Dans la tradition francophone, le terme « dosage » s’emploie parfois pour désigner l’ajustement fin de la difficulté par le meneur, tandis que « calibrage » renvoie davantage au travail de conception en amont. Les communautés québécoises utilisent occasionnellement « balancement », calque de l’anglais plus transparent que l’emprunt direct.

# Liens et Références Croisées

L’équilibre entretient des relations étroites avec de nombreux concepts du glossaire. Il constitue l’objectif visé par l’équilibrage, le processus actif d’ajustement. Il conditionne directement l’agentivité des joueurs, leur capacité à influencer significativement le cours de la partie. L’équilibre interagit avec la dynamique de groupe, les déséquilibres mécaniques pouvant exacerber ou atténuer les déséquilibres sociaux préexistants.
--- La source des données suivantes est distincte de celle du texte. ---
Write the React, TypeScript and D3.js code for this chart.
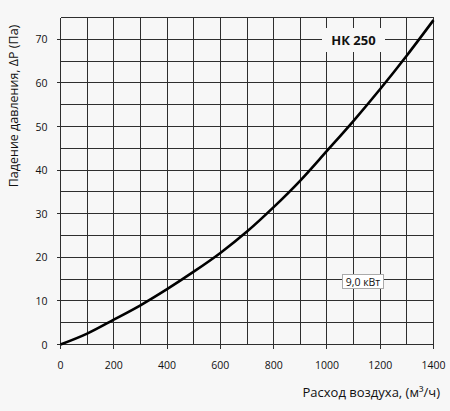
import * as d3 from 'd3';

// air flow, m³/h
const flow = [0, 100, 200, 300, 400, 500, 600, 700, 800, 900, 1000, 1100, 1200, 1300, 1400];
// pressure drop, Pa
const pressure = [0, 2.5, 5.7, 9.0, 12.7, 16.7, 21.0, 25.9, 31.5, 37.6, 44.4, 51.3, 58.6, 66.3, 74.4];

const xTicks = [0, 200, 400, 600, 800, 1000, 1200, 1400];
const yTicks = [0, 10, 20, 30, 40, 50, 60, 70];
const xGrid = d3.range(0, 1401, 100);
const yGrid = d3.range(0, 76, 5);

const modelLabel = 'НК 250';
const powerLabel = '9,0 кВт';
const xTitle = 'Расход воздуха, (м³/ч)';
const yTitle = 'Падение давления, ΔP (Па)';

const width = 450;
const height = 411;
const margin = { top: 17.5, right: 16.5, bottom: 66.5, left: 60.5 };
const font = '"Open Sans", "Noto Sans", sans-serif';
const bg = '#f7f7f7';

export default function App(): JSX.Element {
  const x = d3.scaleLinear().domain([0, 1400]).range([margin.left, width - margin.right]);
  const y = d3.scaleLinear().domain([0, 75]).range([height - margin.bottom, margin.top]);
  const px = (v: number): number => Math.round(v - 0.5) + 0.5;

  const line = d3.line<number>()
    .x((_, i) => x(flow[i]))
    .y(d => y(d))
    .curve(d3.curveCatmullRom.alpha(0.5));

  return (
    <svg
      width={width}
      height={height}
      style={{ position: 'absolute', left: 0, top: 0 }}
      fontFamily={font}
    >
      <rect width={width} height={height} fill={bg} />

      {/* grid */}
      <g stroke="#2e2e2e" strokeWidth={1} shapeRendering="crispEdges">
        {xGrid.map(d => (
          <line
            key={`v${d}`}
            x1={px(x(d))}
            x2={px(x(d))}
            y1={px(y(75))}
            y2={d % 200 === 0 ? px(y(0)) + 4 : px(y(0))}
          />
        ))}
        {yGrid.map(d => (
          <line
            key={`h${d}`}
            x1={d % 10 === 0 ? px(x(0)) - 4 : px(x(0))}
            x2={px(x(1400))}
            y1={px(y(d))}
            y2={px(y(d))}
          />
        ))}
      </g>

      {/* tick labels */}
      <g fontSize={10.5} fill="#111">
        {xTicks.map(d => (
          <text key={`xt${d}`} x={x(d)} y={height - margin.bottom + 24} textAnchor="middle">
            {d}
          </text>
        ))}
        {yTicks.map(d => (
          <text key={`yt${d}`} x={margin.left - 13} y={y(d) + 4} textAnchor="end">
            {d}
          </text>
        ))}
      </g>

      {/* model label */}
      <rect x={322} y={28} width={63} height={24} fill={bg} />
      <text x={353.5} y={44.5} textAnchor="middle" fontWeight="bold" fontSize={13} fill="#111">
        {modelLabel}
      </text>

      {/* curve */}
      <path d={line(pressure) ?? ''} fill="none" stroke="#000" strokeWidth={2.6} />

      {/* power label */}
      <rect x={342.5} y={274.5} width={41} height={14} fill="#fff" stroke="#aaa" />
      <text x={363} y={285.5} textAnchor="middle" fontSize={10.5} fill="#111">
        {powerLabel}
      </text>

      {/* axis titles */}
      <text x={440} y={397} textAnchor="end" fontSize={13} fill="#111">
        {xTitle}
      </text>
      <text transform="translate(18,106) rotate(-90)" textAnchor="middle" fontSize={12.5} fill="#111">
        {yTitle}
      </text>
    </svg>
  );
}
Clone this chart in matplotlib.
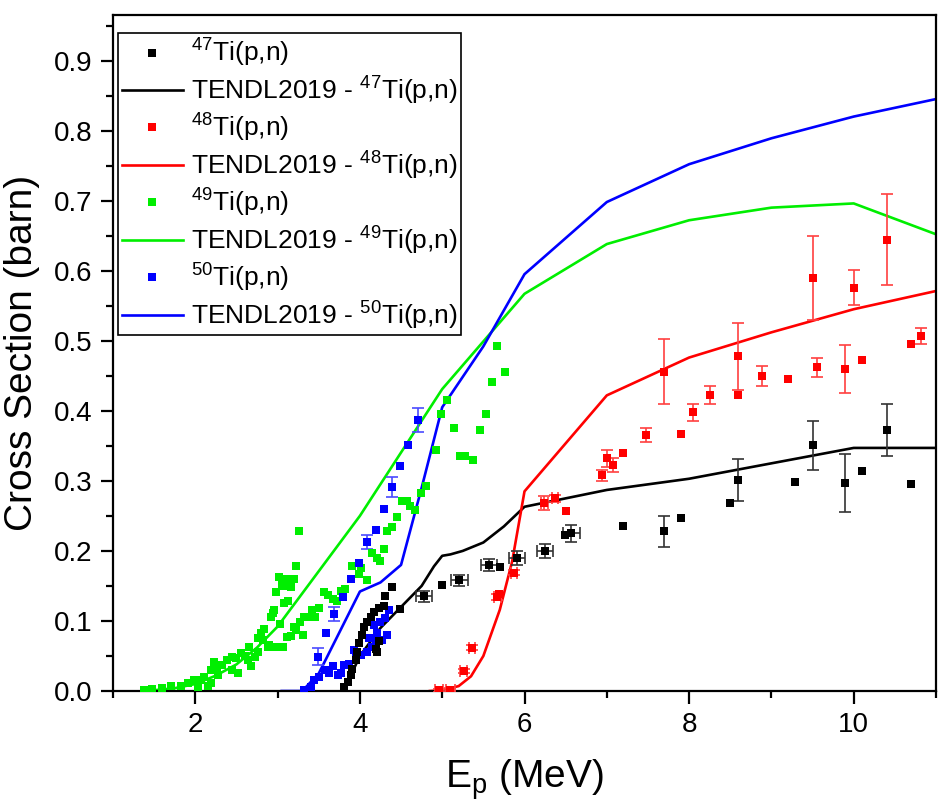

Le concept s’articule également avec l’escalade de pouvoir, phénomène où l’équilibre initial d’un système se dégrade progressivement sous l’effet des suppléments successifs. Il influence la création de personnage, les joueurs informés tenant compte de l’équilibre perçu dans leurs choix. Enfin, l’équilibre participe du contrat social implicite de la table, les attentes en matière d’équité variant considérablement selon les groupes et les cultures de jeu.